*Set exercise*
Copy out every line containing the word "Clone".

(Figure scripts)

------------------------------

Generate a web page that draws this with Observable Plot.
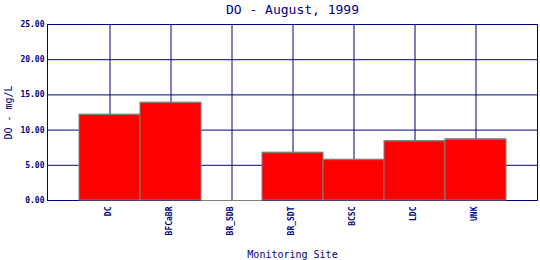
<!DOCTYPE html>
<html>
<head>
<meta charset="utf-8">
<script src="https://cdn.jsdelivr.net/npm/d3@7"></script>
<script src="https://cdn.jsdelivr.net/npm/@observablehq/plot@0.6"></script>
<style>
  html, body { margin: 0; padding: 0; background: #ffffff; }
</style>
</head>
<body>
<div id="chart"></div>
<script>
const chartTitle = "DO - August, 1999";
const xTitle = "Monitoring Site";
const yTitle = "DO - mg/L";
const sites = ["DC", "BFCaBR", "BR_SDB", "BR_SDT", "BCSC", "LDC", "UNK"];
const doValues = [12.2, 13.9, 0, 6.8, 5.8, 8.45, 8.7];
const yTicks = [0, 5, 10, 15, 20, 25];
const gridTicks = [5, 10, 15, 20];

const data = sites.map((s, i) => ({site: s, value: doValues[i]}));
const navy = "#000080";

const chart = Plot.plot({
  width: 540,
  height: 260,
  marginLeft: 47,
  marginRight: 3,
  marginTop: 24,
  marginBottom: 60,
  style: {fontFamily: "DejaVu Sans Mono", color: navy, background: "#ffffff"},
  x: {type: "band", domain: sites, paddingInner: 0, paddingOuter: 0.5, axis: null},
  y: {domain: [0, 25], axis: null},
  marks: [
    Plot.gridY({ticks: gridTicks, stroke: navy, strokeOpacity: 1}),
    Plot.gridX({stroke: navy, strokeOpacity: 1}),
    Plot.frame({stroke: navy}),
    Plot.barY(data, {x: "site", y: "value", fill: "#ff0000", stroke: "#808080", strokeWidth: 1, insetLeft: 0, insetRight: 0}),
    Plot.tickY(data, {x: "site", y: "value", stroke: "#808080"}),
    Plot.axisY({ticks: yTicks, tickFormat: d3.format(".2f"), tickSize: 0, tickPadding: 3, fontSize: 8, fontWeight: "bold", fill: navy, label: null}),
    Plot.text(sites, {x: d => d, text: d => d, frameAnchor: "bottom", rotate: -90, textAnchor: "end", lineAnchor: "middle", dx: -1.5, dy: 6, fontSize: 8, fontWeight: "bold", fill: navy}),
    Plot.text([chartTitle], {text: d => d, frameAnchor: "top", lineAnchor: "middle", textAnchor: "middle", dy: -15, fontSize: 13, fill: navy}),
    Plot.text([yTitle], {text: d => d, frameAnchor: "left", rotate: -90, textAnchor: "middle", lineAnchor: "middle", dx: -39, fontSize: 10, fill: navy}),
    Plot.text([xTitle], {text: d => d, frameAnchor: "bottom", lineAnchor: "middle", textAnchor: "middle", dy: 54, fontSize: 10, fill: navy})
  ]
});
document.getElementById("chart").appendChild(chart);
</script>
</body>
</html>
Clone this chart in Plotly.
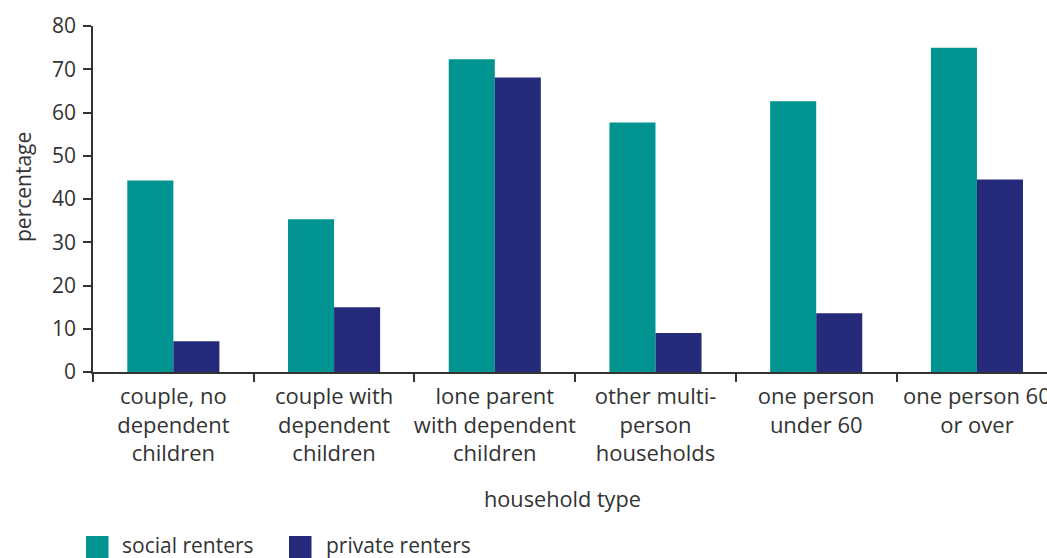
import plotly.graph_objects as go

# Share of households in each group, by tenure (%)
household_types = [
    "couple, no<br>dependent<br>children",
    "couple with<br>dependent<br>children",
    "lone parent<br>with dependent<br>children",
    "other multi-<br>person<br>households",
    "one person<br>under 60",
    "one person 60<br>or over",
]
social_renters = [44.3, 35.3, 72.3, 57.7, 62.6, 75.0]
private_renters = [7.1, 15.0, 68.1, 9.0, 13.6, 44.5]

series_names = ["social renters", "private renters"]
series_colors = ["#009390", "#262A7A"]

W, H = 1047, 558
ML, MR, MT, MB = 93, 0, 26, 186
PW, PH = W - ML - MR, H - MT - MB
FONT = "Open Sans, Lato, sans-serif"
TEXT = "#333333"


def px_x(x):
    return (x - ML) / PW


def px_y(y):
    return (H - MB - y) / PH


fig = go.Figure()
for name, vals, col in zip(series_names, [social_renters, private_renters], series_colors):
    fig.add_trace(go.Bar(
        x=household_types, y=vals, name=name,
        marker=dict(color=col, line=dict(width=0)),
        showlegend=False,
    ))

fig.update_layout(
    width=W, height=H,
    margin=dict(l=ML, r=MR, t=MT, b=MB, pad=0, autoexpand=False),
    paper_bgcolor="white", plot_bgcolor="white",
    barmode="group", bargap=0.427, bargroupgap=0,
    font=dict(family=FONT, size=21, color=TEXT),
    xaxis=dict(
        type="category",
        range=[-0.5, 5.436],
        tickson="boundaries",
        ticks="outside", ticklen=8, tickwidth=1.5, tickcolor=TEXT,
        showline=True, linecolor=TEXT, linewidth=1.5,
        showgrid=False, zeroline=False,
        tickangle=0, automargin=False,
        tickfont=dict(size=22, color=TEXT),
        ticklabeloverflow="allow",
        ticklabelstandoff=4,
    ),
    yaxis=dict(
        range=[0, 80], dtick=10,
        ticks="outside", ticklen=8, tickwidth=1.5, tickcolor=TEXT,
        showline=True, linecolor=TEXT, linewidth=1.5,
        showgrid=False, zeroline=False, automargin=False,
        tickfont=dict(size=21, color=TEXT),
        ticklabelstandoff=3,
    ),
)

# axis titles
fig.add_annotation(text="household type", x=px_x(562), y=px_y(499),
                   xref="paper", yref="paper", showarrow=False,
                   xanchor="center", yanchor="middle",
                   font=dict(size=21.7, color=TEXT))
fig.add_annotation(text="percentage", x=px_x(23), y=px_y(187),
                   xref="paper", yref="paper", showarrow=False, textangle=-90,
                   xanchor="center", yanchor="middle",
                   font=dict(size=21, color=TEXT))

# legend drawn beneath the chart with large square swatches
legend_pos = [(86, 121), (289, 325)]
for (sx, tx), name, col in zip(legend_pos, series_names, series_colors):
    fig.add_shape(type="rect", xref="paper", yref="paper",
                  x0=px_x(sx), x1=px_x(sx + 22.5), y0=px_y(558), y1=px_y(536),
                  fillcolor=col, line=dict(width=0))
    fig.add_annotation(text=name, x=px_x(tx), y=px_y(558), yshift=-2,
                       xref="paper", yref="paper", showarrow=False,
                       xanchor="left", yanchor="bottom", borderpad=0,
                       font=dict(size=21, color=TEXT))

fig.write_html("out.html")
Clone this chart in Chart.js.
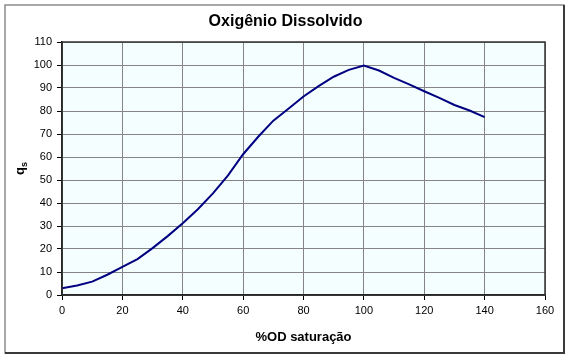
<!DOCTYPE html>
<html>
<head>
<meta charset="utf-8">
<script src="https://cdn.jsdelivr.net/npm/chart.js@4.4.1/dist/chart.umd.min.js"></script>
<style>
html,body{margin:0;padding:0;background:#fff;}
#wrap{width:571px;height:361px;position:relative;}
</style>
</head>
<body>
<div id="wrap"><canvas id="c" width="571" height="361"></canvas></div>
<script>
const chartTitle = 'Oxigênio Dissolvido';
const xAxisTitle = '%OD saturação';
const yAxisMain = 'q';
const yAxisSub = 's';
const saturation = [0, 5, 10, 15, 20, 25, 30, 35, 40, 45, 50, 55, 60, 65, 70, 75, 80, 85, 90, 95, 100, 105, 110, 115, 120, 125, 130, 135, 140];
const qs = [2.9, 4.1, 5.8, 8.8, 12.2, 15.6, 20.4, 25.6, 31.2, 37.3, 44.2, 52.0, 61.2, 68.8, 75.8, 81.0, 86.3, 90.8, 94.9, 97.9, 99.8, 97.6, 94.4, 91.6, 88.6, 85.7, 82.6, 80.2, 77.3];
const xTicks = {min: 0, max: 160, step: 20};
const yTicks = {min: 0, max: 110, step: 10};

const points = saturation.map((x, i) => ({x: x, y: qs[i]}));

const decor = {
  id: 'decor',
  beforeDraw(chart) {
    const ctx = chart.ctx, a = chart.chartArea;
    ctx.save();
    ctx.fillStyle = '#ffffff';
    ctx.fillRect(0, 0, chart.width, chart.height);
    ctx.strokeStyle = '#8c8c8c';
    ctx.lineWidth = 1.5;
    ctx.strokeRect(5, 5, 559, 348);
    ctx.strokeStyle = '#3a3a3a';
    ctx.lineWidth = 2;
    ctx.beginPath();
    ctx.moveTo(564, 5); ctx.lineTo(564, 353); ctx.lineTo(5, 353);
    ctx.stroke();
    ctx.fillStyle = '#f5feff';
    ctx.fillRect(a.left, a.top, a.right - a.left, a.bottom - a.top);
    ctx.restore();
  },
  afterDatasetsDraw(chart) {
    const ctx = chart.ctx, a = chart.chartArea;
    ctx.save();
    ctx.strokeStyle = '#333333';
    ctx.lineWidth = 1.5;
    ctx.strokeRect(a.left, a.top, a.right - a.left, a.bottom - a.top);
    ctx.translate(21, (a.top + a.bottom) / 2);
    ctx.rotate(-Math.PI / 2);
    ctx.fillStyle = '#000';
    ctx.textBaseline = 'alphabetic';
    ctx.font = 'bold 13px "Liberation Sans", Arial, sans-serif';
    const w1 = ctx.measureText(yAxisMain).width;
    ctx.font = 'bold 9px "Liberation Sans", Arial, sans-serif';
    const w2 = ctx.measureText(yAxisSub).width;
    const x0 = -(w1 + w2) / 2;
    ctx.font = 'bold 13px "Liberation Sans", Arial, sans-serif';
    ctx.fillText(yAxisMain, x0, 3);
    ctx.font = 'bold 9px "Liberation Sans", Arial, sans-serif';
    ctx.fillText(yAxisSub, x0 + w1, 6);
    ctx.restore();
  }
};

new Chart(document.getElementById('c'), {
  type: 'scatter',
  data: {
    datasets: [{
      data: points,
      showLine: true,
      borderColor: '#000080',
      backgroundColor: '#000080',
      borderWidth: 2,
      pointRadius: 0,
      tension: 0,
      fill: false
    }]
  },
  plugins: [decor],
  options: {
    responsive: false,
    animation: false,
    devicePixelRatio: 1,
    layout: {padding: {left: 26, right: 26, top: 0, bottom: 0}},
    plugins: {
      legend: {display: false},
      tooltip: {enabled: false},
      title: {
        display: true,
        text: chartTitle,
        color: '#000',
        font: {family: '"Liberation Sans", Arial, sans-serif', size: 16, weight: 'bold'},
        padding: {top: 12, bottom: 10.8}
      }
    },
    scales: {
      x: {
        type: 'linear',
        min: xTicks.min, max: xTicks.max,
        afterFit(s) { s.height = 66; },
        ticks: {stepSize: xTicks.step, color: '#000', padding: 4,
          font: {family: '"Liberation Sans", Arial, sans-serif', size: 11}},
        grid: {color: '#858585', lineWidth: 1, tickLength: 5, tickColor: '#000', drawTicks: true},
        border: {display: true, color: '#000', width: 1.5},
        title: {display: true, text: xAxisTitle, color: '#000',
          font: {family: '"Liberation Sans", Arial, sans-serif', size: 13, weight: 'bold'},
          padding: {top: 0, bottom: 16}}
      },
      y: {
        type: 'linear',
        min: yTicks.min, max: yTicks.max,
        afterFit(s) { s.width = 36; },
        ticks: {stepSize: yTicks.step, color: '#000', padding: 5,
          font: {family: '"Liberation Sans", Arial, sans-serif', size: 11}},
        grid: {color: '#858585', lineWidth: 1, tickLength: 5, tickColor: '#000', drawTicks: true},
        border: {display: true, color: '#000', width: 1.5}
      }
    }
  }
});
</script>
</body>
</html>
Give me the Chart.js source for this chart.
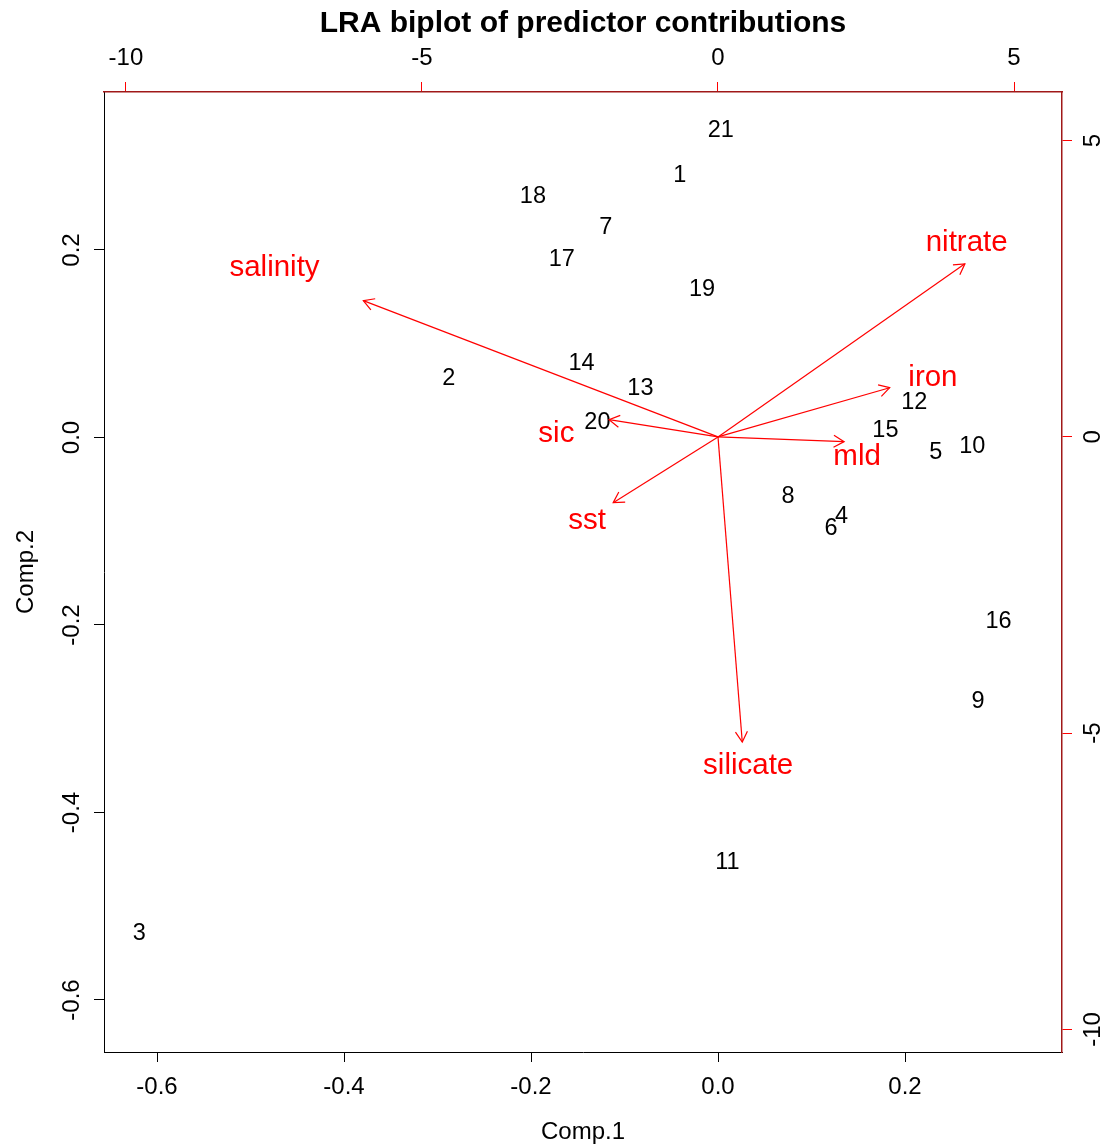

------------------------------

*Solution*
Clone this chart in Plotly.
Clone this chart in Chart.js.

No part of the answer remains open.